A few weeks later, the students presented their results to the designer and the Director of Manhattan Capital Projects. The designer liked that the boards were easy to read, quickly highlighted people’s preferences, and distinguished user groups (e.g., business owners, students, passersby) with different colored stickers. The students also explained what was behind people’s responses, based on their on-the-ground conversations.
For example, they learned that many people wanted more lighting in the plaza, which wasn’t one of the response options originally offered; employees who worked late felt unsafe walking through the plaza after dark. Those employees, as well as the high school students, also wanted more tables, so they could eat lunch in the plaza during the day. One student noted that, “wherever there aren’t benches, there aren’t people.”

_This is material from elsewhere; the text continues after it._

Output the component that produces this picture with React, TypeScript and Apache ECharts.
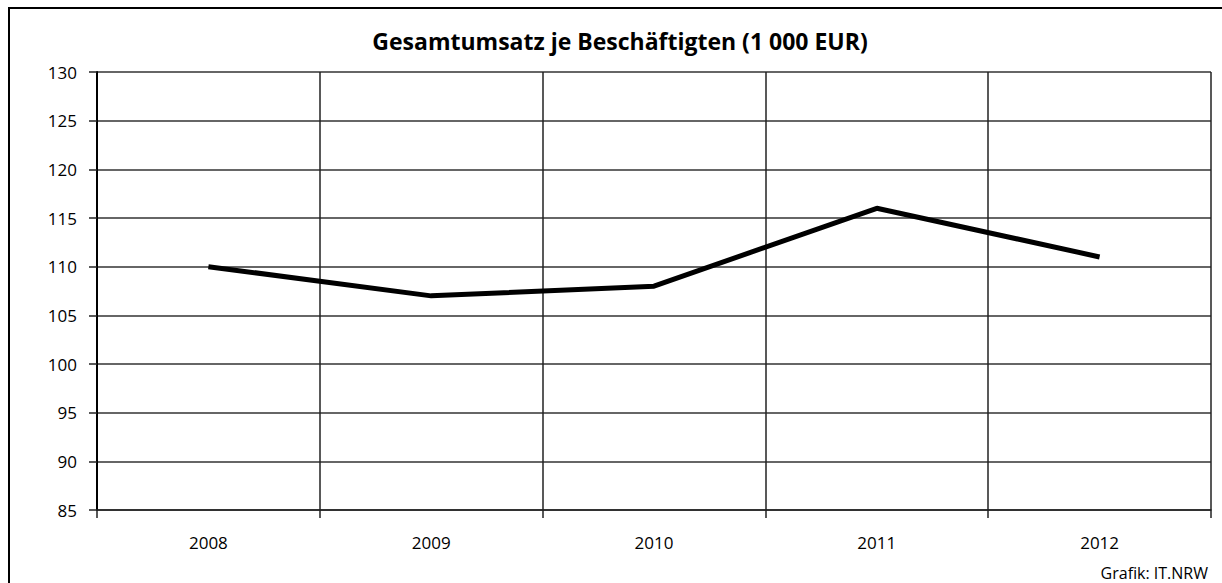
import React, { useEffect, useRef } from "react";
import * as echarts from "echarts";

const years = ["2008", "2009", "2010", "2011", "2012"];
const umsatz = [110, 107, 108, 116, 111];
const titleText = "Gesamtumsatz je Beschäftigten (1 000 EUR)";
const sourceText = "Grafik: IT.NRW";

const FONT = "'Open Sans', 'Noto Sans', sans-serif";

export default function App() {
  const ref = useRef<HTMLDivElement>(null);
  useEffect(() => {
    if (!ref.current) return;
    const chart = echarts.init(ref.current, undefined, { renderer: "svg" });
    chart.setOption({
      animation: false,
      backgroundColor: "#fff",
      title: {
        text: titleText,
        left: 615,
        textAlign: "center",
        top: 24,
        textStyle: { fontFamily: FONT, fontSize: 23, fontWeight: "bold", color: "#000" },
      },
      grid: { left: 97, top: 72, right: 11, bottom: 73 },
      xAxis: {
        type: "category",
        data: years,
        boundaryGap: true,
        axisLine: { show: true, lineStyle: { color: "#222", width: 1.5 } },
        axisTick: { show: true, length: 8, lineStyle: { color: "#222", width: 1.5 } },
        axisLabel: { margin: 24, fontFamily: FONT, fontSize: 17, color: "#000" },
        splitLine: { show: true, lineStyle: { color: "#222", width: 1.5 } },
      },
      yAxis: {
        type: "value",
        min: 85,
        max: 130,
        interval: 5,
        axisLine: { show: true, lineStyle: { color: "#000", width: 2 } },
        axisTick: { show: true, length: 8, lineStyle: { color: "#222", width: 1.5 } },
        axisLabel: { margin: 20, fontFamily: FONT, fontSize: 17, color: "#000" },
        splitLine: { show: true, lineStyle: { color: "#333", width: 1.5 } },
      },
      graphic: [
        {
          type: "rect",
          shape: { x: 9, y: 8, width: 1300, height: 700 },
          style: { fill: "none", stroke: "#000", lineWidth: 2 },
          silent: true,
        },
        {
          type: "text",
          x: 1208,
          y: 573,
          style: {
            text: sourceText,
            align: "right",
            verticalAlign: "middle",
            fontFamily: FONT,
            fontSize: 16,
            fill: "#000",
          },
        },
      ],
      series: [
        {
          type: "line",
          data: umsatz,
          symbol: "none",
          lineStyle: { color: "#000", width: 5 },
        },
      ],
    });
    return () => chart.dispose();
  }, []);
  return (
    <div
      ref={ref}
      style={{ position: "absolute", left: 0, top: 0, width: 1222, height: 583 }}
    />
  );
}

Although the Voting Boards documented weekend use, students’ familiarity with the plaza allowed them to explain to the designers weekday use, too: from tai chi practitioners gathering at 6:30 a.m. to local workers and teachers enjoying lunch, to students hanging out after school.
A month later, the students helped again, creating English- and Chinese-language flyers to invite community members to attend the scope meeting, the formal input-gathering session that happens before a capital project moves into construction.
At the scope meeting, people added blue stickers to the boards to distinguish their ideas from those gathered during IMPD. The Voting Boards, combined with the scope meeting, allowed for discussion about not only what park features people wanted, but also broader visions for the plaza’s future.
The designer was pleased with the PMP process, as were the students, who also learned about landscape design and public space through the exercise. In the end, the students’ outreach helped ensure that the new park reflects the needs and desires of their community, a great present for any graduating senior.
After years of construction, James Madison Plaza re-opened in October of 2013, and is now a gathering space for the community and the students of Murray Bergtraum High School.